Keg Beer - Cask Ale - Cask Conditioned Beers

In the UK, cask ale refers to beer that is served without additional carbon dioxide or nitrogen pressure and is more often than not referred to as Real Ale. In the US, cask ale is used to describe conditioned beer that is unpasturised, unfiltered and served from a cask. The term cask ale is now often used to cover bottle conditioned beer as well.

Keg beer on the other hand is used to describe beer that is served from a pressurised keg. Quite often, keg beer is also pasturised and filtered in order to make the yeast inactive. This effectively increases the shelf life of the beer but does so at the expense of flavour. Keg beer is what is served in most UK pubs and is often referred to as draught beer. However, you will quite often come across pubs that also serve cask beer as well, mainly due to consumer pressure.

Both cask ale and keg ale are brewed in exactly the same way. In fact, the resulting brew could easily be used for bottled beer, keg beer or cask beer. The difference comes in when fermentation has been completed and the brew is left to condition.

Cask ale is placed into the cask in it's natural state together with finings such as Irish Moss seaweed or Isinglass which is the swim bladder of fish. Finings are added to the cask in order to drag down the yeast and also clear the beer. Additional sugar and/or hops may also be added before the cask is sealed and shipped off to the pub. The beer in the cask will continue to condition itself for a while but its lifespan is dependant on the type of beer. Dark strong bears will last a lot longer than light beers that do not take so long to mature and settle. Consequently, light beers need to be tapped and used immediately whereas stronger beers can be kept for several months before being tapped.

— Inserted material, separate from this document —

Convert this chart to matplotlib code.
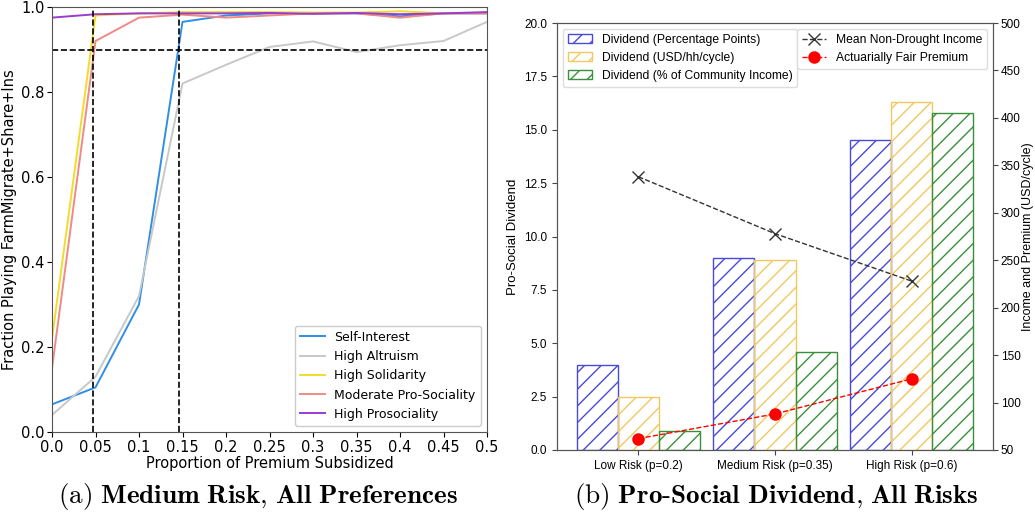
import numpy as np
import matplotlib.pyplot as plt

plt.rcParams['mathtext.fontset'] = 'cm'

# left panel data
subsidy = [0.0, 0.05, 0.1, 0.15, 0.2, 0.25, 0.3, 0.35, 0.4, 0.45, 0.5]
self_interest = [0.065, 0.105, 0.30, 0.965, 0.98, 0.985, 0.985, 0.985, 0.978, 0.985, 0.985]
high_altruism = [0.04, 0.13, 0.32, 0.82, 0.864, 0.906, 0.919, 0.894, 0.91, 0.92, 0.965]
high_solidarity = [0.22, 0.98, 0.985, 0.988, 0.988, 0.988, 0.987, 0.987, 0.99, 0.985, 0.986]
moderate_pro = [0.15, 0.92, 0.975, 0.982, 0.975, 0.98, 0.985, 0.985, 0.975, 0.985, 0.985]
high_prosoc = [0.975, 0.983, 0.985, 0.985, 0.985, 0.986, 0.984, 0.986, 0.983, 0.985, 0.988]
vlines = [0.047, 0.146]
hline = 0.9
xticks_left = [0.0, 0.05, 0.1, 0.15, 0.2, 0.25, 0.3, 0.35, 0.4, 0.45, 0.5]
xticklabels_left = ['0.0', '0.05', '0.1', '0.15', '0.2', '0.25', '0.3', '0.35', '0.4', '0.45', '0.5']

# right panel data
risks = ['Low Risk (p=0.2)', 'Medium Risk (p=0.35)', 'High Risk (p=0.6)']
div_pp = [4.0, 9.0, 14.5]
div_usd = [2.5, 8.9, 16.3]
div_pct = [0.9, 4.6, 15.8]
income = [338, 278, 228]
premium = [62, 88, 125]

fig = plt.figure(figsize=(10.35, 5.17), dpi=100)

# ---- left panel
ax = fig.add_axes([52/1035, 1-432/517, 435/1035, 425/517])
ax.plot(subsidy, self_interest, color='#2f8fe6', lw=1.4, label='Self-Interest')
ax.plot(subsidy, high_altruism, color='#c8c8c8', lw=1.4, label='High Altruism')
ax.plot(subsidy, high_solidarity, color='#f2dc2a', lw=1.4, label='High Solidarity')
ax.plot(subsidy, moderate_pro, color='#f08a84', lw=1.4, label='Moderate Pro-Sociality')
ax.plot(subsidy, high_prosoc, color='#9a3ccc', lw=1.4, label='High Prosociality')
for v in vlines:
    ax.axvline(v, color='black', ls='--', lw=1.2)
ax.axhline(hline, color='black', ls='--', lw=1.2)
ax.set_xlim(0, 0.5)
ax.set_ylim(0, 1.0)
ax.set_xticks(xticks_left)
ax.set_xticklabels(xticklabels_left)
ax.tick_params(labelsize=10.5, pad=2)
ax.set_xlabel('Proportion of Premium Subsidized', fontsize=10.5, labelpad=1)
ax.set_ylabel('Fraction Playing FarmMigrate+Share+Ins', fontsize=10.5, labelpad=3)
for s in ax.spines.values():
    s.set_color('#555555')
ax.legend(loc='lower right', fontsize=9, framealpha=1)

# ---- right panel
ax2 = fig.add_axes([557/1035, 1-450/517, 436/1035, 427/517])
x = np.arange(len(risks))
w = 0.3
ax2.bar(x - w, div_pp, w, fill=False, edgecolor='#4a4ad8', hatch='//', lw=1.0,
        label='Dividend (Percentage Points)')
ax2.bar(x, div_usd, w, fill=False, edgecolor='#f0c860', hatch='//', lw=1.0,
        label='Dividend (USD/hh/cycle)')
ax2.bar(x + w, div_pct, w, fill=False, edgecolor='#3a903a', hatch='//', lw=1.0,
        label='Dividend (% of Community Income)')
ax2.set_ylim(0, 20)
ax2.set_yticks(np.arange(0, 20.1, 2.5))
ax2.set_xticks(x)
ax2.set_xticklabels(risks)
ax2.set_ylabel('Pro-Social Dividend', fontsize=9.5, family='Liberation Sans')
ax2.tick_params(labelsize=8.5, color='#444444')
for lab in ax2.get_xticklabels() + ax2.get_yticklabels():
    lab.set_family('Liberation Sans')
ax2.legend(loc='upper left', prop={'family': 'Liberation Sans', 'size': 8.7},
           framealpha=1, edgecolor='#dddddd')

ax3 = ax2.twinx()
ax3.plot(x, income, color='#333333', ls='--', lw=1.0, marker='x', ms=8, mew=1.0,
         label='Mean Non-Drought Income')
ax3.plot(x, premium, color='red', ls='--', lw=1.0, marker='o', ms=8,
         label='Actuarially Fair Premium')
ax3.set_ylim(50, 500)
ax3.set_yticks(np.arange(50, 501, 50))
ax3.set_ylabel('Income and Premium (USD/cycle)', fontsize=9, family='Liberation Sans',
               labelpad=1)
ax3.tick_params(labelsize=8.5, color='#444444', pad=2)
for lab in ax3.get_yticklabels():
    lab.set_family('Liberation Sans')
ax3.legend(loc='upper right', prop={'family': 'Liberation Sans', 'size': 8.7},
           framealpha=1, edgecolor='#dddddd')
for a in (ax2, ax3):
    for s in a.spines.values():
        s.set_color('#555555')

# captions
fig.text(258/1035, 1-497/517, r'$\mathrm{(a)}\ \mathbf{Medium\ Risk{,}\ All\ Preferences}$',
         ha='center', va='center', fontsize=19.5)
fig.text(776/1035, 1-497/517, r'$\mathrm{(b)}\ \mathbf{Pro\text{-}Social\ Dividend{,}\ All\ Risks}$',
         ha='center', va='center', fontsize=19.5)

fig.savefig('out.png', dpi=100)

Ideally, cask ale should be served at a cool temperature rather than cold in order to bring out the flavour of the beer. Some pubs will run cask ale lines through a cooler system first, which will ultimately make the beer too cold once it reaches the glass. However, if the pub or brewpub is run by a landlord who understands cask ale, the beer will always be served at the optimum temperature which is cool but not too cold.

Cask ale has a more wholesome and fresher smell to it than keg beer - exactly as good old fashioned real ale should smell like. As well as being somewhat tasteless, many keg beers do not have too much aroma about them either.

The flavour of cask ale is very much the same as the aroma although the taste is a lot more noticeable - very fresh and delicate. As cask ale has little or no carbonation, more flavour will hit your taste buds as opposed to keg beer which is full of CO2 bubbles. These bubbles have no taste of there own but because that is what is bursting on your tongue, the beer will not make contact and hence the reason why keg beers give a poor taste sensation.

The mouthfeel is probably the most important aspect of cask ale. For one thing, cask ale should definitely not be fizzy - if it is, you have probably been served keg beer. There should also be a natural feel about beer from a cask - a feel that makes you want to drink it.

If you are used to drinking keg beer, you may just find the mouthfeel of cask ale flat and boring to begin with. However, once you have gotten used to cask ale, it is unlikely that you will revert back to drinking keg beer as there is little or no comparison between the two when it comes to taste, aroma and mouthfeel.